The narration is not by an anonymous, faraway voice, as we think for a moment as the film begins. It is in the first person singular, told by the wife of the chief of a Sarayacu village, the account of a collective struggle for the integrity of the land the survival of an Amazonian First Nation depends on, as well as the chronicle of a people’s victory over a petroleum multinational.

For a work that reminds us that the North-South binary is out of date now that threats are global; that in the 21st century, humanity can not be divided up according to geography and culture but only by the stance taken by each person: revolt or submission, in the face of economic machines that destroy natural environments and human societies;

For a convincing demonstration, with direct evidence, that the words solidarity and hope still have meaning and that a resolute Indigenous community can succeed in making the most voracious multinationals back down despite their ogreish appetite for destruction.

2nd prize: CRAZYWATER (EAU DE FEU) by Dennis Allen

Alcohol, a powerful painkiller, leads to oblivion. It creates solidarity among drinkers, micro-communities of consumers joining in the joy of ethylic celebrations as in the misery of the morning after. It destroys lives, while making lives momentarily bearable. It cheers and it kills; its fire warms, sets afire, burns and reduces to ashes.

For a man, overcoming alcoholism is more than changing his own life; it means wanting to change LIFE itself. Dennis Allen’s documentary reminds us that while alcohol has become a part of Amerindian history, never for the better, and almost always for the worst, overcoming this intimate enemy is a truly revolutionary process.

Cinematography :

Award: HE WHO DREAMS by Dana Claxton. For the convincing visual depiction of a dreamlike experience, for the gentle parody of polished images with a typically “Claxtonian” plasticity; for visual creativity that fearlessly rips up the conventions that clutter the imagery associated with Amerindians

Animation:

Award: The Orphan and the Polar Bear, by Neil Christopher

For a faithful cinematic transposition of a tale from Inuit imagination; for the quality of the animation that fully conveys the dramatic nature of a story that is part of the rich legacy of Northern legends

Séquences Award for best documentary:

Award: SANANSAATTAJA, by Donagh Coleman, Lharitgso

An image of Tibet that is rarely, or more likely never seen; a literary work passed down by Shamanic vision, an illiterate shepherd who is a great man of letters in his own culture and who, due to this unusual viewpoint, has a novel view of the contemporary world: the portrait of a Tibetan bard who bears the Saga of King Gesar, a colossal Tibetan epic.

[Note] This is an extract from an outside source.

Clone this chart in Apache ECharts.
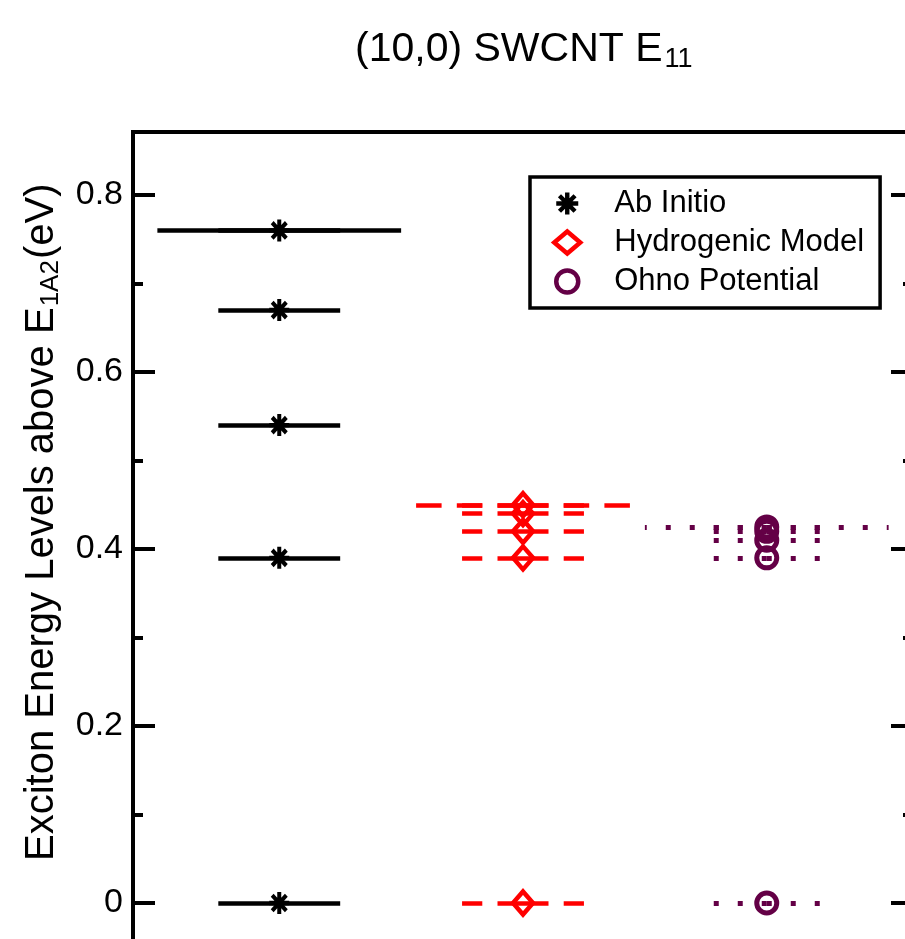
<!DOCTYPE html>
<html>
<head>
<meta charset="utf-8">
<script src="https://cdn.jsdelivr.net/npm/echarts@6/dist/echarts.min.js"></script>
<style>
  html, body { margin: 0; padding: 0; overflow: hidden; background: #fff; }
  #chart { width: 920px; height: 1100px; }
</style>
</head>
<body>
<div id="chart"></div>
<script>
// Exciton level diagram for the (10,0) SWCNT E11 manifold:
// each model gets a column; short bars mark bound levels, the long bar marks the band edge.
const modelNames = ['Ab Initio', 'Hydrogenic Model', 'Ohno Potential'];
const modelColumns = [1, 2, 3];
const abInitioLevels = [0, 0.39, 0.54, 0.67, 0.76];
const hydrogenicLevels = [0, 0.39, 0.42, 0.44, 0.45];
const ohnoLevels = [0, 0.39, 0.41, 0.42, 0.425];
const bandEdges = [0.76, 0.45, 0.425];
const boundHalfWidth = 0.25;
const edgeHalfWidth = 0.5;
const yMajorTicks = [0, 0.2, 0.4, 0.6, 0.8];
const yMinorTicks = [0.1, 0.3, 0.5, 0.7];
const xRange = [0.4, 3.6];
const yRange = [-0.2, 0.8712];

const titleMain = '(10,0) SWCNT E';
const titleSub = '11';
const yNameMain = 'Exciton Energy Levels above E';
const yNameSub = '1A2';
const yNameTail = '(eV)';

const FONT = '"Liberation Sans", Arial, Helvetica, sans-serif';
const colors = ['#000000', '#ff0000', '#640046'];
const dashTypes = ['solid', [25.5, 15.2], [5, 19]];
const levelsByModel = [abInitioLevels, hydrogenicLevels, ohnoLevels];

// eight-armed asterisk built from four rotated bars
function asteriskPath() {
  const R = 10, w = 2.0;
  let d = '';
  [0, 45, 90, 135].forEach(deg => {
    const a = deg * Math.PI / 180;
    const dx = Math.cos(a), dy = Math.sin(a), nx = -dy, ny = dx;
    const pts = [
      [R * dx + w * nx, R * dy + w * ny],
      [R * dx - w * nx, R * dy - w * ny],
      [-R * dx - w * nx, -R * dy - w * ny],
      [-R * dx + w * nx, -R * dy + w * ny]
    ].map(p => p[0].toFixed(3) + ',' + p[1].toFixed(3));
    d += 'M' + pts[0] + 'L' + pts[1] + 'L' + pts[2] + 'L' + pts[3] + 'Z';
  });
  return 'path://' + d;
}
const symbols = [asteriskPath(), 'diamond', 'circle'];
const symbolSizes = [[20, 22], [20, 23], 20];
const markerStyles = [
  { color: colors[0], opacity: 1 },
  { color: 'transparent', borderColor: colors[1], borderWidth: 4.5, opacity: 1 },
  { color: 'transparent', borderColor: colors[2], borderWidth: 5, opacity: 1 }
];

// each bar is drawn as two halves running outward from the column centre
function halves(center, y, hw) {
  return [
    { coords: [[center, y], [center - hw, y]] },
    { coords: [[center, y], [center + hw, y]] }
  ];
}

const series = [];
modelNames.forEach((name, i) => {
  const c = modelColumns[i];
  const segs = halves(c, bandEdges[i], edgeHalfWidth);
  levelsByModel[i].forEach(v => segs.push(...halves(c, v, boundHalfWidth)));
  series.push({
    type: 'lines',
    coordinateSystem: 'cartesian2d',
    name: name + ' bars',
    silent: true,
    z: 2,
    lineStyle: { color: colors[i], width: i === 2 ? 5 : 4.5, type: dashTypes[i], cap: 'butt', opacity: 1, curveness: 0 },
    data: segs
  });
  series.push({
    type: 'scatter',
    name: name,
    silent: true,
    z: 3,
    symbol: symbols[i],
    symbolSize: symbolSizes[i],
    itemStyle: markerStyles[i],
    data: levelsByModel[i].map(v => [c, v])
  });
});

const measure = document.createElement('canvas').getContext('2d');
function textWidth(str, size) {
  measure.font = size + 'px ' + FONT;
  return measure.measureText(str).width;
}
const wTitle = textWidth(titleMain, 41);
const wYMain = textWidth(yNameMain, 40);
const wYSub = textWidth(yNameSub, 26);

const txt = (text, size, x, y) => ({
  type: 'text', x: x, y: y,
  style: { text: text, fontSize: size, fontFamily: FONT, fill: '#000', align: 'left', verticalAlign: 'middle' }
});

const yBase = {
  type: 'value', min: yRange[0], max: yRange[1],
  splitLine: { show: false }, axisLine: { show: false }
};
const tickStyle = { color: '#000', width: 4 };

const chart = echarts.init(document.getElementById('chart'), null, { renderer: 'canvas' });
chart.setOption({
  animation: false,
  backgroundColor: '#fff',
  grid: { left: 133, right: 7, top: 132, bottom: 20, show: true, borderColor: '#000', borderWidth: 4, backgroundColor: 'transparent' },
  xAxis: { type: 'value', min: xRange[0], max: xRange[1], show: false },
  yAxis: [
    Object.assign({}, yBase, {
      position: 'left',
      axisTick: { inside: true, length: 22, lineStyle: tickStyle, customValues: yMajorTicks },
      axisLabel: { customValues: yMajorTicks, fontSize: 34, fontFamily: FONT, color: '#000', margin: 10,
        formatter: v => String(+v.toFixed(1)) }
    }),
    Object.assign({}, yBase, {
      position: 'left',
      axisTick: { inside: true, length: 10, lineStyle: tickStyle, customValues: yMinorTicks },
      axisLabel: { show: false }
    }),
    Object.assign({}, yBase, {
      position: 'right',
      axisTick: { inside: true, length: 22, lineStyle: tickStyle, customValues: yMajorTicks },
      axisLabel: { show: false }
    }),
    Object.assign({}, yBase, {
      position: 'right',
      axisTick: { inside: true, length: 10, lineStyle: tickStyle, customValues: yMinorTicks },
      axisLabel: { show: false }
    })
  ],
  legend: {
    orient: 'vertical',
    left: 530, top: 177,
    padding: [11, 16, 11, 22],
    borderColor: '#000', borderWidth: 3.5, backgroundColor: '#fff',
    itemWidth: 26, itemHeight: 22, itemGap: 8,
    selectedMode: false,
    textStyle: { fontSize: 31, fontFamily: FONT, color: '#000', lineHeight: 30, padding: [0, 0, 0, 29] },
    data: modelNames.map((n, i) => ({
      name: n,
      itemStyle: i === 0
        ? { color: colors[0], borderWidth: 0, opacity: 1 }
        : { color: 'transparent', borderColor: colors[i], borderWidth: 4.5, opacity: 1 }
    }))
  },
  graphic: [
    {
      type: 'group', x: 355, y: 49.3,
      children: [txt(titleMain, 41, 0, 0), txt(titleSub, 27, wTitle + 2, 10)]
    },
    {
      type: 'group', x: 41.6, y: 861, rotation: Math.PI / 2,
      children: [
        txt(yNameMain, 40, 0, 0),
        txt(yNameSub, 26, wYMain + 1, 9),
        txt(yNameTail, 40, wYMain + wYSub + 2, 0)
      ]
    }
  ],
  series: series
});
</script>
</body>
</html>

APTN Award: RHYMES FOR YOUNG GHOULS by Jeff Barnaby

You don’t put on white gloves to tell a dark story. “What the hell use is kinoglaz, the camera as eye, when we need cinema that packs a punch?” Eisenstein said to Vertov. Putting on his boxing gloves, a young and angry Mi’gmaq filmmaker has given us a lot to see. Borrowing from Hollywood storylines and genre movies, he succeeded in conveying the critical mass of violence and frustration that decades of colonialism, repression and marginalization have left as a legacy to the First Nations.

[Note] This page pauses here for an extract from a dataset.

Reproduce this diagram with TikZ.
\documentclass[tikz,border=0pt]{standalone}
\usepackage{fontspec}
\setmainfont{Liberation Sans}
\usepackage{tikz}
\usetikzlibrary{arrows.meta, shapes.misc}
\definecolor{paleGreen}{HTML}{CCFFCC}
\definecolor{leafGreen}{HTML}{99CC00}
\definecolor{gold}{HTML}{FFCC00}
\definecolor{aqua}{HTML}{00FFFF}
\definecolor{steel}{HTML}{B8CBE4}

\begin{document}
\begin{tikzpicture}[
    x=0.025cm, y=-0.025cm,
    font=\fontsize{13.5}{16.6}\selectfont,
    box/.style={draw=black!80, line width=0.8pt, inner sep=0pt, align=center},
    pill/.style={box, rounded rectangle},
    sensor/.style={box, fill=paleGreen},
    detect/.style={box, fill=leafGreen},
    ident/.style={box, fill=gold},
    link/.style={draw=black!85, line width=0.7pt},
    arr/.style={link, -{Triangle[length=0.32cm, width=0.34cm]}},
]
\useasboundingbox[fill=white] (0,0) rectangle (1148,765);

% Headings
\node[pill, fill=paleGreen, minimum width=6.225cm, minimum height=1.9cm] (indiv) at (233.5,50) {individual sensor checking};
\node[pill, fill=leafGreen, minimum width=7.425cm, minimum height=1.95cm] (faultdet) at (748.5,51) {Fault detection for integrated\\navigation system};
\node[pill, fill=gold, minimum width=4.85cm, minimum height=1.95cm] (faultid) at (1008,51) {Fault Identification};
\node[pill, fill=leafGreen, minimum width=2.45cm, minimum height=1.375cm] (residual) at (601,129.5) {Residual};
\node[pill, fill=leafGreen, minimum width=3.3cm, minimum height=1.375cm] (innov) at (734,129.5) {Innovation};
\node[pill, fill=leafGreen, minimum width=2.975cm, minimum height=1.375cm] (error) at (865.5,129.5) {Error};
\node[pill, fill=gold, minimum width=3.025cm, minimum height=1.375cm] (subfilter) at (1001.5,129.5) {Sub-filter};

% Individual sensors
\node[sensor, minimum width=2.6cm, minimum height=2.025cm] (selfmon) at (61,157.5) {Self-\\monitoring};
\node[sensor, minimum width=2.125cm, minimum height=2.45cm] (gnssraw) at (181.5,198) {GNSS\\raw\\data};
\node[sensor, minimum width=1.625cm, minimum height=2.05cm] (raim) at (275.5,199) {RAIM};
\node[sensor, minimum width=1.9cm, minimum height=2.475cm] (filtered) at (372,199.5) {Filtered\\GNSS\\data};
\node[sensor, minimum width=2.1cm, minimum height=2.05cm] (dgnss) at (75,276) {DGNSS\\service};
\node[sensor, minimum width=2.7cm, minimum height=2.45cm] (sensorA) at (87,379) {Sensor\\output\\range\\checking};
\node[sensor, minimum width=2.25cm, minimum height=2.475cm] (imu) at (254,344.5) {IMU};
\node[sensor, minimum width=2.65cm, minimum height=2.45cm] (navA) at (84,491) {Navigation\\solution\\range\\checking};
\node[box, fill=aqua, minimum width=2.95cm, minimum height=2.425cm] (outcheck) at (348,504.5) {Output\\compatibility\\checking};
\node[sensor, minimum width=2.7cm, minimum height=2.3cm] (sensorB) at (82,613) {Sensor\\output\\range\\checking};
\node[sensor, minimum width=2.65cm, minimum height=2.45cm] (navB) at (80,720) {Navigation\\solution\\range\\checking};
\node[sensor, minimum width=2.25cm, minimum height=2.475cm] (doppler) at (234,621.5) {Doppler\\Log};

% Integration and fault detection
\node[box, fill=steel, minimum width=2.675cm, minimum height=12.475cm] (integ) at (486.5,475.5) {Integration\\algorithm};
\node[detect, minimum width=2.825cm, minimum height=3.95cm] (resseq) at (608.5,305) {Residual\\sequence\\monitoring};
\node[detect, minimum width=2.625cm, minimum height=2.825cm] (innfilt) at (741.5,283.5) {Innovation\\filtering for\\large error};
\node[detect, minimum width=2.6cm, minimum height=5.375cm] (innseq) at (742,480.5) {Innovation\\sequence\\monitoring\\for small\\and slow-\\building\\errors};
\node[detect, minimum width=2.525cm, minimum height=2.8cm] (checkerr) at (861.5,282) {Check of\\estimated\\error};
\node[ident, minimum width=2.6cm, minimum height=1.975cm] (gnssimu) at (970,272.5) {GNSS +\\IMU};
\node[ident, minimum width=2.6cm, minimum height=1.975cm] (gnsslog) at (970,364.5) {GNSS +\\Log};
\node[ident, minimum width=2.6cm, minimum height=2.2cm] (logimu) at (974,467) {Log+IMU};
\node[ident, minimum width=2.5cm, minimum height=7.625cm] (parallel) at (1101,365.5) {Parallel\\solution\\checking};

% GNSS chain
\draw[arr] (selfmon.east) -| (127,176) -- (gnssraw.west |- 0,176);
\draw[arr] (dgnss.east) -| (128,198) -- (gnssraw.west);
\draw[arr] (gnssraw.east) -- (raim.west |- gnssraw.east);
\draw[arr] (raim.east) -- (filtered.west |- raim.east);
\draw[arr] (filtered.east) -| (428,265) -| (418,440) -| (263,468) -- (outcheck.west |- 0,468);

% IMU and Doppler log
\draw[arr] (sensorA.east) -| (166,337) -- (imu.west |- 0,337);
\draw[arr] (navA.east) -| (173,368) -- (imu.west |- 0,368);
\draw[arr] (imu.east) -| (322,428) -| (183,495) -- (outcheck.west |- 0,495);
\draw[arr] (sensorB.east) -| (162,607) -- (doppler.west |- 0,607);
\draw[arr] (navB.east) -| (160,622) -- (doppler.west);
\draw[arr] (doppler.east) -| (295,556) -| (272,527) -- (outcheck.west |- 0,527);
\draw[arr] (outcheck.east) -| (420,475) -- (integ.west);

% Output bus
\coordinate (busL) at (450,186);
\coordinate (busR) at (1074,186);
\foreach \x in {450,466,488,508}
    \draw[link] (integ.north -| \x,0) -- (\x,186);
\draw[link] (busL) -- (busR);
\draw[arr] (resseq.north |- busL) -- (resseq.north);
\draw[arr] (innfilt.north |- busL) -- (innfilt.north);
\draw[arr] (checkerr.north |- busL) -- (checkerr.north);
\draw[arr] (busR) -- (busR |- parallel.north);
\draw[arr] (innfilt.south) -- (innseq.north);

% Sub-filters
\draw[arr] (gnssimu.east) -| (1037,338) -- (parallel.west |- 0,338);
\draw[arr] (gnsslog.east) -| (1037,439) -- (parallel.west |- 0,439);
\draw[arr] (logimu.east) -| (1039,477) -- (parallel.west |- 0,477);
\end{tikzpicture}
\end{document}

The end result is a dense, paroxysmal and incantatory work whose force of impact shook the public and critics when it premiered in autumn 2013.

Young Hope Award / Mainfilm: SAYACHAPIS, by Mar Y Sol

The concentration camp experience of residential schools has left great precipices in the souls of those who endured them. The demons that emerge from those places continue to harass survivors. To overcome them, sometimes it takes an entire life. And a great deal of courage. That is what is shown with no superfluous effects, with the pared-down but extremely effective resources of direct cinema.

Short:

Award: SAYACHAPIS by Mar Y Sol

Special favourite from the Fabrique culturelle Télé-Québec: La tête haute by Christopher Grégoire.

Life is a fight. Not against adversaries but first and foremost against your own weaknesses. A very young filmmaker displays astonishing maturity both in his life as in his short film.